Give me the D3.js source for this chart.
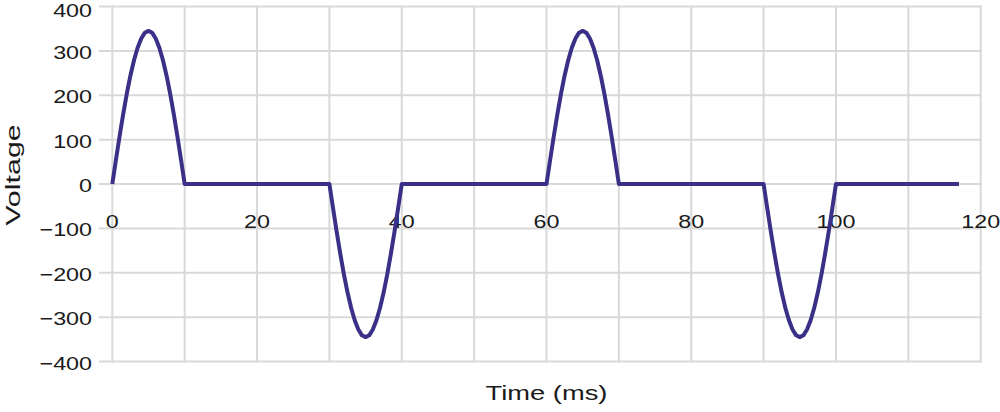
<!DOCTYPE html>
<html>
<head>
<meta charset="utf-8">
<script src="https://cdn.jsdelivr.net/npm/d3@7"></script>
<style>
  html, body { margin: 0; padding: 0; background: #fff; }
  svg { display: block; }
  text { font-family: "Liberation Sans", Arial, Helvetica, sans-serif; fill: #1a1a1a; }
</style>
</head>
<body>
<svg id="chart" width="1000" height="412"></svg>
<script>
// ---- data ----
const xTickLabels = [0, 20, 40, 60, 80, 100, 120];
const xGridValues = [0, 10, 20, 30, 40, 50, 60, 70, 80, 90, 100, 110, 120];
const yTickLabels = [400, 300, 200, 100, 0, -100, -200, -300, -400];

const pulsePos1 = [[0,0],[0.5,54],[1,107],[1.5,157],[2,203],[2.5,244],[3,279],[3.5,307],[4,328],[4.5,341],[5,345],[5.5,341],[6,328],[6.5,307],[7,279],[7.5,244],[8,203],[8.5,157],[9,107],[9.5,54],[10,0]];
const pulseNeg1 = [[30,0],[30.5,-54],[31,-107],[31.5,-157],[32,-203],[32.5,-244],[33,-279],[33.5,-307],[34,-328],[34.5,-341],[35,-345],[35.5,-341],[36,-328],[36.5,-307],[37,-279],[37.5,-244],[38,-203],[38.5,-157],[39,-107],[39.5,-54],[40,0]];
const pulsePos2 = [[60,0],[60.5,54],[61,107],[61.5,157],[62,203],[62.5,244],[63,279],[63.5,307],[64,328],[64.5,341],[65,345],[65.5,341],[66,328],[66.5,307],[67,279],[67.5,244],[68,203],[68.5,157],[69,107],[69.5,54],[70,0]];
const pulseNeg2 = [[90,0],[90.5,-54],[91,-107],[91.5,-157],[92,-203],[92.5,-244],[93,-279],[93.5,-307],[94,-328],[94.5,-341],[95,-345],[95.5,-341],[96,-328],[96.5,-307],[97,-279],[97.5,-244],[98,-203],[98.5,-157],[99,-107],[99.5,-54],[100,0]];
const tail = [[117,0]];

const series = [].concat(pulsePos1, pulseNeg1, pulsePos2, pulseNeg2, tail);

// ---- layout ----
const svg = d3.select("#chart");
const x = d3.scaleLinear().domain([0, 120]).range([112.3, 980.7]);
const y = d3.scaleLinear().domain([-400, 400]).range([361.5, 6.5]);
const gridLeft = 99;
const gridRight = x(120) + 1;

const gridColor = "#d9d9d9";

// horizontal grid
svg.append("g").selectAll("line").data(yTickLabels).join("line")
  .attr("x1", gridLeft).attr("x2", gridRight)
  .attr("y1", d => y(d)).attr("y2", d => y(d))
  .attr("stroke", gridColor).attr("stroke-width", 2);

// vertical grid
svg.append("g").selectAll("line").data(xGridValues).join("line")
  .attr("x1", d => x(d)).attr("x2", d => x(d))
  .attr("y1", y(400) - 1).attr("y2", y(-400) + 1)
  .attr("stroke", gridColor).attr("stroke-width", 2);

const fmt = d => (d < 0 ? "\u2212" + Math.abs(d) : String(d));

// y tick labels
svg.append("g").selectAll("text").data(yTickLabels).join("text")
  .attr("text-anchor", "end")
  .attr("font-size", 18.5)
  .attr("transform", d => `translate(92,${Math.max(y(d) + 8, 17)}) scale(1.26,1)`)
  .text(fmt);

// x tick labels (just below the zero line)
svg.append("g").selectAll("text").data(xTickLabels).join("text")
  .attr("text-anchor", "middle")
  .attr("font-size", 18.5)
  .attr("transform", d => `translate(${x(d)},228) scale(1.26,1)`)
  .text(fmt);

// axis titles
svg.append("text")
  .attr("text-anchor", "middle")
  .attr("font-size", 21)
  .attr("transform", `translate(${x(60)},400) scale(1.3,1)`)
  .text("Time (ms)");

svg.append("text")
  .attr("text-anchor", "middle")
  .attr("font-size", 21)
  .attr("transform", `translate(19.5,175) rotate(-90) scale(1.45,1)`)
  .text("Voltage");

// line
const line = d3.line().x(d => x(d[0])).y(d => y(d[1])).curve(d3.curveLinear);
svg.append("path")
  .datum(series)
  .attr("d", line)
  .attr("fill", "none")
  .attr("stroke", "#3a3087")
  .attr("stroke-width", 4)
  .attr("stroke-linejoin", "round")
  .attr("stroke-linecap", "butt");
</script>
</body>
</html>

==*==

Task to carry out: Keep every word of the data as it is when you write it out, but drop the pictures.

Final result:
Give me the D3.js source for this chart.
<!DOCTYPE html>
<html>
<head>
<meta charset="utf-8">
<script src="https://cdn.jsdelivr.net/npm/d3@7"></script>
<style>
  html, body { margin: 0; padding: 0; background: #fff; }
  svg { display: block; }
  text { font-family: "Liberation Sans", Arial, Helvetica, sans-serif; fill: #1a1a1a; }
</style>
</head>
<body>
<svg id="chart" width="1000" height="412"></svg>
<script>
// ---- data ----
const xTickLabels = [0, 20, 40, 60, 80, 100, 120];
const xGridValues = [0, 10, 20, 30, 40, 50, 60, 70, 80, 90, 100, 110, 120];
const yTickLabels = [400, 300, 200, 100, 0, -100, -200, -300, -400];

const pulsePos1 = [[0,0],[0.5,54],[1,107],[1.5,157],[2,203],[2.5,244],[3,279],[3.5,307],[4,328],[4.5,341],[5,345],[5.5,341],[6,328],[6.5,307],[7,279],[7.5,244],[8,203],[8.5,157],[9,107],[9.5,54],[10,0]];
const pulseNeg1 = [[30,0],[30.5,-54],[31,-107],[31.5,-157],[32,-203],[32.5,-244],[33,-279],[33.5,-307],[34,-328],[34.5,-341],[35,-345],[35.5,-341],[36,-328],[36.5,-307],[37,-279],[37.5,-244],[38,-203],[38.5,-157],[39,-107],[39.5,-54],[40,0]];
const pulsePos2 = [[60,0],[60.5,54],[61,107],[61.5,157],[62,203],[62.5,244],[63,279],[63.5,307],[64,328],[64.5,341],[65,345],[65.5,341],[66,328],[66.5,307],[67,279],[67.5,244],[68,203],[68.5,157],[69,107],[69.5,54],[70,0]];
const pulseNeg2 = [[90,0],[90.5,-54],[91,-107],[91.5,-157],[92,-203],[92.5,-244],[93,-279],[93.5,-307],[94,-328],[94.5,-341],[95,-345],[95.5,-341],[96,-328],[96.5,-307],[97,-279],[97.5,-244],[98,-203],[98.5,-157],[99,-107],[99.5,-54],[100,0]];
const tail = [[117,0]];

const series = [].concat(pulsePos1, pulseNeg1, pulsePos2, pulseNeg2, tail);

// ---- layout ----
const svg = d3.select("#chart");
const x = d3.scaleLinear().domain([0, 120]).range([112.3, 980.7]);
const y = d3.scaleLinear().domain([-400, 400]).range([361.5, 6.5]);
const gridLeft = 99;
const gridRight = x(120) + 1;

const gridColor = "#d9d9d9";

// horizontal grid
svg.append("g").selectAll("line").data(yTickLabels).join("line")
  .attr("x1", gridLeft).attr("x2", gridRight)
  .attr("y1", d => y(d)).attr("y2", d => y(d))
  .attr("stroke", gridColor).attr("stroke-width", 2);

// vertical grid
svg.append("g").selectAll("line").data(xGridValues).join("line")
  .attr("x1", d => x(d)).attr("x2", d => x(d))
  .attr("y1", y(400) - 1).attr("y2", y(-400) + 1)
  .attr("stroke", gridColor).attr("stroke-width", 2);

const fmt = d => (d < 0 ? "\u2212" + Math.abs(d) : String(d));

// y tick labels
svg.append("g").selectAll("text").data(yTickLabels).join("text")
  .attr("text-anchor", "end")
  .attr("font-size", 18.5)
  .attr("transform", d => `translate(92,${Math.max(y(d) + 8, 17)}) scale(1.26,1)`)
  .text(fmt);

// x tick labels (just below the zero line)
svg.append("g").selectAll("text").data(xTickLabels).join("text")
  .attr("text-anchor", "middle")
  .attr("font-size", 18.5)
  .attr("transform", d => `translate(${x(d)},228) scale(1.26,1)`)
  .text(fmt);

// axis titles
svg.append("text")
  .attr("text-anchor", "middle")
  .attr("font-size", 21)
  .attr("transform", `translate(${x(60)},400) scale(1.3,1)`)
  .text("Time (ms)");

svg.append("text")
  .attr("text-anchor", "middle")
  .attr("font-size", 21)
  .attr("transform", `translate(19.5,175) rotate(-90) scale(1.45,1)`)
  .text("Voltage");

// line
const line = d3.line().x(d => x(d[0])).y(d => y(d[1])).curve(d3.curveLinear);
svg.append("path")
  .datum(series)
  .attr("d", line)
  .attr("fill", "none")
  .attr("stroke", "#3a3087")
  .attr("stroke-width", 4)
  .attr("stroke-linejoin", "round")
  .attr("stroke-linecap", "butt");
</script>
</body>
</html>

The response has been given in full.